Попытаемся “прорастить” из музыкального языка Свиридова понимание, как возможна наша национальная идея.
Пройдем еще раз по уровням языковой системы композитора. Первый (прекомпозиционный) опирается на традиционную геопоэтику: образ простора, собранного воедино идеально, “сверху”, ценностями веры. Но это только почва (и “почва” самой идеи, и концепт “почвы” в ее содержании).
Простора и веры нет без “путника” и его “дороги”, а они в каждом сочинении Свиридова неповторимы, уникальны (это уже высшие языковые слои, на которых прекомпозиционные нормы индивидуируются).
Здесь сосредоточено самое сложное.
В вокальной поэме на слова А. Блока “Петербург” (окончательная редакция — 1995) первая кульминация — трагический романс “Я пригвожден к трактирной стойке”. Его мелодия все время возвращается к одной и той же каденции: “путник” не “идет”, он и в самом деле “пригвожден” к безысходно- страшной остановке. Только голос его страдает и стремится вырваться (и задерживает высшую точку мелодии перед тем, как упасть на дно все той же каденции). А заключительная кульминация — “Богоматерь в городе” — сплошной “путь”, бесконечный, поскольку каждая мелодическая фраза и весь номер в целом заканчиваются осторожно-вопрошающими мелодическими фигурами — фигурами надежды и ожидания.
Все дороги открыты. И все тупики тоже.
“Ты и могучая, / Ты и бессильная”... Ты и свобода нравственного поступка, ты и анархическая воля... И Гринев, и Пугачев...
В отличие от других идентификационных идей (например, “американской мечты” или шариатского государства), наше самопонимание, как его представляет музыкальный язык Свиридова, не предписывает поведенческие стандарты. Его стержень — свобода выбора себя. Каждый “путник” сам выбирает свою “дорогу” между небом и землей, началом и концом. Единственное, что здесь надперсонально, — перечисленные координаты, по отношению к которым “дорога” обретает направление. Впрочем, надперсональность земли — неба — начала — конца — это надперсональность метафизики (а не экономики, как в “американской мечте”, и не жесткого регламента бытового поведения, как в фундаменталистских религиозно-идентификационных системах).
У Свиридова русская национальная идея персоналистична. Она означает трагически-тяжкую и радостно-светлую принадлежность к общине носителей свободы. Противоречия в определении здесь нет. Ведь слово “свобода” не такое уж однозначное: корни его питаются смыслами и из общинно-родового ряда, и из ряда “персона”, “личность”31.

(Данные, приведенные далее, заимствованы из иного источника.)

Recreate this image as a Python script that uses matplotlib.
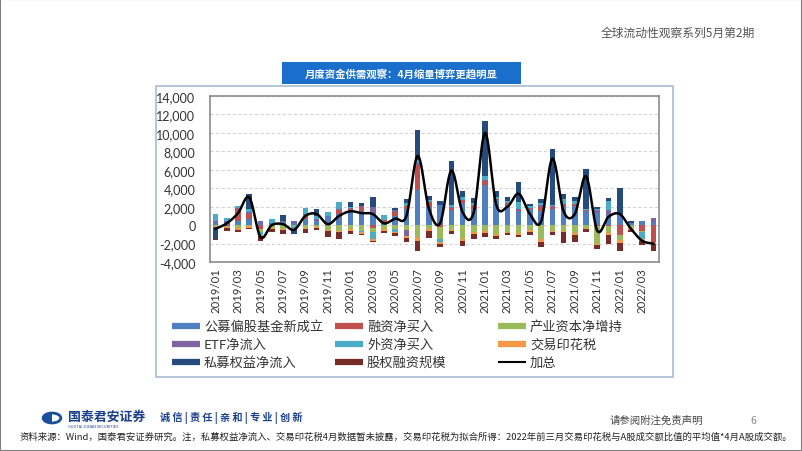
import numpy as np
import matplotlib.pyplot as plt
from matplotlib.lines import Line2D
from matplotlib.patches import Rectangle, Circle, Wedge

plt.rcParams['font.family'] = ['Noto Sans CJK SC', 'DejaVu Sans']

# 2019/01 - 2022/04, 单位：亿元
months = ['%d/%02d' % (y, m) for y in (2019, 2020, 2021, 2022) for m in range(1, 13)][:40]

gongmu = [200, 200, 500, 700, 200, 200, 300, 200, 700, 500, 1000, 1200, 1500, 1500, 1200, 300, 1000, 1700, 3800, 2000,
          2200, 1600, 2400, 1800, 4300, 2700, 2200, 1500, 1700, 1500, 1700, 2000, 2100, 1500, 1300, 1000, 1100, 200, 450, 300]
rongzi = [0, -100, 1300, 500, -400, 0, 0, 0, 300, 0, 0, 400, 300, 500, -300, 300, 400, 400, 2700, 500,
          -200, 300, 300, 300, 500, 100, 200, 100, 200, 500, 300, 200, 200, 100, -100, -100, -1100, 0, -600, -1800]
chanye = [-100, -100, -300, -150, -300, -300, -400, -100, -300, -200, -500, -600, -400, -600, -400, -400, -400, -500, -1300, -400,
          -1300, -500, -1500, -800, -600, -1000, -700, -900, -500, -1500, -600, -600, -900, -300, -1900, -800, -500, -300, -200, 0]
etf = [300, 200, 100, 200, 200, 0, 100, 300, 200, 200, 0, 200, 100, 100, 800, 0, 200, -700, 200, 0,
       0, 100, 0, 100, 100, 0, 0, 200, 0, 200, 100, 100, 0, 0, 300, 600, 0, 0, 0, 500]
waizi = [700, 400, 200, 300, -400, 500, 0, -200, 700, 300, 400, 700, 100, -200, -800, 500, -300, 300, 400, 200,
         -300, 200, 300, 200, 400, 300, 200, 700, 200, 200, 100, 500, 300, 200, 200, 1000, 0, 0, -700, 0]
yinhua = [-100, -100, -200, -150, -100, -100, -100, -100, -100, -100, -100, -100, -200, -200, -200, -200, -200, -200, -400, -200,
          -200, -100, -200, -200, -300, -200, -200, -200, -200, -300, -200, -200, -200, -100, -200, -200, -300, -200, -200, -300]
simu = [-1300, 0, 0, 1700, 0, 0, 700, -600, 0, 700, 0, 0, 500, 300, 1000, 0, 300, 400, 3200, 500,
        400, 4700, 700, 500, 6000, 600, 500, 2200, 200, 400, 6100, 600, 400, 4300, 200, 300, 2900, 200, 0, 0]
guquan = [-100, -300, -300, -100, -500, -300, -500, 0, -500, -200, -700, -800, -400, -100, -100, -300, -300, -400, -1100, -800,
          -400, -400, -600, -500, -400, -300, -200, -200, -400, -600, -300, -1100, -700, -400, -400, -900, -900, -300, -450, -700]

names = ['公募偏股基金新成立', '融资净买入', '产业资本净增持', 'ETF净流入',
         '外资净买入', '交易印花税', '私募权益净流入', '股权融资规模']
series = [gongmu, rongzi, chanye, etf, waizi, yinhua, simu, guquan]
colors = ['#4F7FC0', '#C0504D', '#9BBB59', '#8064A2', '#4BACC6', '#F79646', '#254A7C', '#772C2A']


def smooth(x, y, n=20):
    # excel style smoothed line (catmull-rom through the points)
    p = np.column_stack([x, y]).astype(float)
    p = np.vstack([p[0], p, p[-1]])
    out = []
    t = np.linspace(0, 1, n, endpoint=False)[:, None]
    for i in range(1, len(p) - 2):
        p0, p1, p2, p3 = p[i - 1], p[i], p[i + 1], p[i + 2]
        c1 = p1 + (p2 - p0) / 6
        c2 = p2 - (p3 - p1) / 6
        seg = (1 - t) ** 3 * p1 + 3 * (1 - t) ** 2 * t * c1 + 3 * (1 - t) * t ** 2 * c2 + t ** 3 * p2
        out.append(seg)
    out.append(p[-2][None, :])
    out = np.vstack(out)
    return out[:, 0], out[:, 1]


W, H = 802, 452
fig = plt.figure(figsize=(W / 100, H / 100), dpi=100)


def fx(px):
    return px / W


def fy(py):
    return 1 - py / H


# outer border and chart frame
fig.add_artist(Rectangle((0, 0), 1, 1, transform=fig.transFigure, fill=False, ec='#7f7f7f', lw=1.5))
fig.add_artist(Rectangle((fx(156), fy(378)), fx(673) - fx(156), fy(87) - fy(378), transform=fig.transFigure,
                         fill=False, ec='#a9bccf', lw=1.2))
fig.add_artist(Rectangle((fx(282), fy(85)), fx(521) - fx(282), fy(63) - fy(85), transform=fig.transFigure,
                         fc='#1a6fcc', ec='none'))
fig.text(fx(401.5), fy(74), '月度资金供需观察：4月缩量博弈更趋明显', color='white', fontsize=7.5,
         fontweight='bold', ha='center', va='center')
fig.text(fx(755), fy(33), '全球流动性观察系列5月第2期', color='#555555', fontsize=8.5, ha='right', va='center')

ax = fig.add_axes([fx(210), fy(263), fx(659) - fx(210), fy(97) - fy(263)])
x = np.arange(len(months))
pos = np.zeros(len(months))
neg = np.zeros(len(months))
for name, vals, c in zip(names, series, colors):
    v = np.array(vals, dtype=float)
    base = np.where(v >= 0, pos, neg)
    ax.bar(x, v, 0.5, bottom=base, color=c, zorder=2)
    pos = pos + np.where(v > 0, v, 0)
    neg = neg + np.where(v < 0, v, 0)

total = np.sum(np.array(series, dtype=float), axis=0)
sx, sy = smooth(x, total)
ax.plot(sx, sy, color='black', lw=1.8, zorder=3)

ax.set_xlim(-0.5, len(months) - 0.5)
ax.set_ylim(-4000, 14000)
ax.set_yticks(np.arange(-4000, 14001, 2000))
ax.yaxis.grid(True, ls=(0, (3, 2)), color='#d3d3d3', lw=0.8, zorder=0)
ax.set_xticks(x[::2])
ax.set_xticklabels(months[::2], rotation=90, fontsize=8.2, family='Lato', color='#333333')
ax.tick_params(length=0, pad=4)
ax.tick_params(axis='y', labelsize=9, pad=10.5, labelcolor='#333333')
ax.yaxis.set_major_formatter(plt.FuncFormatter(lambda v, p: '{:,.0f}'.format(v)))
for lab in ax.get_yticklabels():
    lab.set_family('Lato')
for s in ax.spines.values():
    s.set_color('#8c8c8c')
    s.set_linewidth(1.2)

# legend, three columns filled row by row
entries = names[:] + ['加总']
ecolors = colors[:] + ['black']
colx = [172, 335, 498]
rowy = [327, 345, 363]
for k, (lab, c) in enumerate(zip(entries, ecolors)):
    cx = colx[k % 3]
    cy = rowy[k // 3]
    lw = 1.5 if lab == '加总' else 4.5
    fig.add_artist(Line2D([fx(cx), fx(cx + 28)], [fy(cy), fy(cy)], transform=fig.transFigure,
                          color=c, lw=lw, solid_capstyle='butt'))
    fig.text(fx(cx + 32), fy(cy), lab, fontsize=9.5, va='center', ha='left', color='#333333')

# footer
fig.add_artist(Circle((fx(52), fy(419)), 0.011, transform=fig.transFigure, fc='white', ec='#1a4f9c', lw=2))
fig.add_artist(Wedge((fx(52), fy(419)), 0.011, 90, 270, transform=fig.transFigure, fc='#1a4f9c', ec='none'))
fig.text(fx(68), fy(417), '国泰君安证券', fontsize=9.3, fontweight='bold', color='#1a3f8c', va='center')
fig.text(fx(68), fy(427), 'GUOTAI JUNAN SECURITIES', fontsize=2.8, color='#1a3f8c', va='center')
fig.text(fx(160), fy(418), '诚 信 | 责 任 | 亲 和 | 专 业 | 创 新', fontsize=7.3, fontweight='bold',
         color='#1a3f8c', va='center')
fig.text(fx(610), fy(421), '请参阅附注免责声明', fontsize=7.5, color='#444444', va='center')
fig.text(fx(750), fy(421), '6', fontsize=7.5, color='#888888', va='center')
fig.text(fx(20), fy(437), '资料来源：Wind，国泰君安证券研究。注，私募权益净流入、交易印花税4月数据暂未披露，交易印花税为拟合所得：'
         '2022年前三月交易印花税与A股成交额比值的平均值*4月A股成交额。', fontsize=6.75, color='#222222', va='center')

fig.savefig('out.png', dpi=100)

Диалектика свободы, заложенная в наше самопонимание, объясняет недостаточность теоретического отстраивания русской национальной идеи от надличностных концептов, будь то государство (оно в русском сознании становится мотивом идентификации только в связке с “простором-единством-верой”, но не как функция — правовой механизм или театр политических интриг), “историческая миссия народа”, а тем более взращенный агитпропом странный монстр, который объединял коммунистический провиденциализм с уступкой притягательности западного потребительского рая: “дальнейший рост благосостояния советских людей”. И она же мешает завоевать в национальном сознании ведущие позиции образу деловито-успешного индивида, начинающего карьеру посудомойщиком и достигающего статуса мирового воротилы.
Когда сегодняшние охранители сводят национальное самоопределение к плохо различаемым соборности-тоталитарности, когда сегодняшние модернизаторы противопоставляют этот ложный образ либерализму, демократии, правам человека, то эта борьба ведется “мимо” реального самоопределения нашей культуры. А оно равно далеко и от поглощающего индивидуальность коллективизма, и от отождествления личной свободы с предпринимательской инициативой и потребительским выбором.
Впрочем, сквозь эту меру постоянно мерцает ее оборотничество — безмерность. С одной стороны — беззаветный порыв “на миру и смерть красна”, а с другой стороны — ухарский девиз “волюшки”: “что хочу, то и ворочу”. Но это — лишь экстремально заостренное (и потому азбучно упрощенное) выражение все той же общинно-персоналистической диалектики свободы.